Note that, unlike a POMDP, we know what state we are in—the observations from the states are just unclear.

constituents

\(S\): state space (assuming discrete for now, there are \(n\) states) — “minimum set of information that allows you to solve a problem”
\(A\): action space — set of things your agent can do
\(T(s’ | s,a)\): “dynamics”, state-transition model “probability that we end up in \(s’\) given \(s\) and action \(a\)”: good idea to make a table of probabilities of source vs. destination variables
\(R(s,a,s’)\): expected reward given in an action and a state (real world reward maybe stochastic)
\(\pi_{t}(s_{1:t}, a_{1:t-1})\): the policy, returning an action, a system of assigning actions based on states
- however, our past states are d-seperated from our current action given knowing the state, so really we have \(\pi_{t}(s_{t})\)

additional information

We assume policy to be exact right now.

stationary Markov Decision Process

This is a stationary Markov Decision Process because at each node \(S_{n}\), we have: \(P(S_{n+1} | A_n, S_n)\). Time is not a variable: as long as you know what state you are in, and what you did, you know the transition probability.

(that is, the set of states is not dependent on time)

calculating utility with instantaneous rewards

Because, typically, in decision networks you sum all the utilities together, you’d think that we should sum the utilities together.

finite-horizon models

We want to maximize reward over time, over a finite horizon \(n\). Therefore, we try to maximize:

\begin{equation} \sum_{t=1}^{n}r_{t} \end{equation}

this function is typically called “return”.

infinite-horizon models

If you lived forever, small positive \(r_{t}\) and large \(r_{t}\) makes no utility difference. We therefore add discounting:

\begin{equation} \sum_{t=1}^{\infty} \gamma^{t-1} r_{t} \end{equation}

where, \(\gamma \in (0,1)\)

we discount the future by some amount—an “interest rate”—reward now is better than reward in the future.

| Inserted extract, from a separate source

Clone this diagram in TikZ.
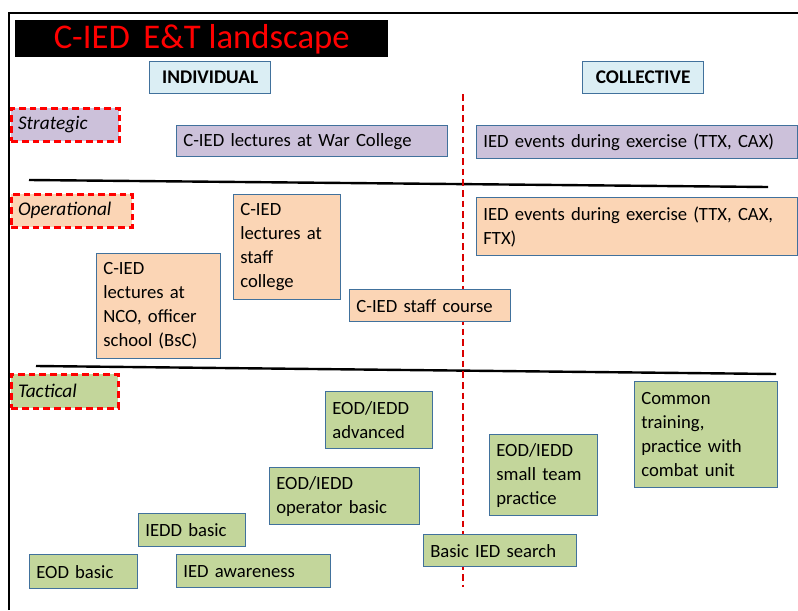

\(\gamma \to 0\): “myopic” strategies, near-sighted strategies
\(\gamma \to 1\): “non-discounting”

average return models

We don’t care about this as much:

\begin{equation} \lim_{n \to \infty} \frac{1}{n} \sum_{t=1}^{n}r_{t} \end{equation}

but its close to infinite-horizon models with Gama close to \(1\)

Solving an MDP

You are handed or can predict \(R(s,a)\), and know all transitions

Small, Discrete State Space
Get an exact solution for \(U^{*}(s)\) (and hence \(\pi^{ *}(a, s)\)) for the problem via…
- policy iteration
- value iteration

Large, Continuous State Space
- Parameterize Policy
  Optimize \(\pi_{\theta}\) to maximize \(U(\pi_{\theta})\) using Policy Optimization methods!
  Gradient Free: lower dimension policy space
  Gradient Based Method: higher dimension policy space
  Policy Gradient
- Parameterize Value Function
  Optimize \(U_{\theta}(S)\) via global approximation or local approximation methods, then use a greedy policy on that nice and optimized value function.

You can only reason about your immediate surroundings/local reachable states

online planning

or… “you don’t know the model whatsoever”

reinforcement learning

during these cases, you never argmax over all actions; hence, its important to remember the methods to preserve Exploration and Exploitation.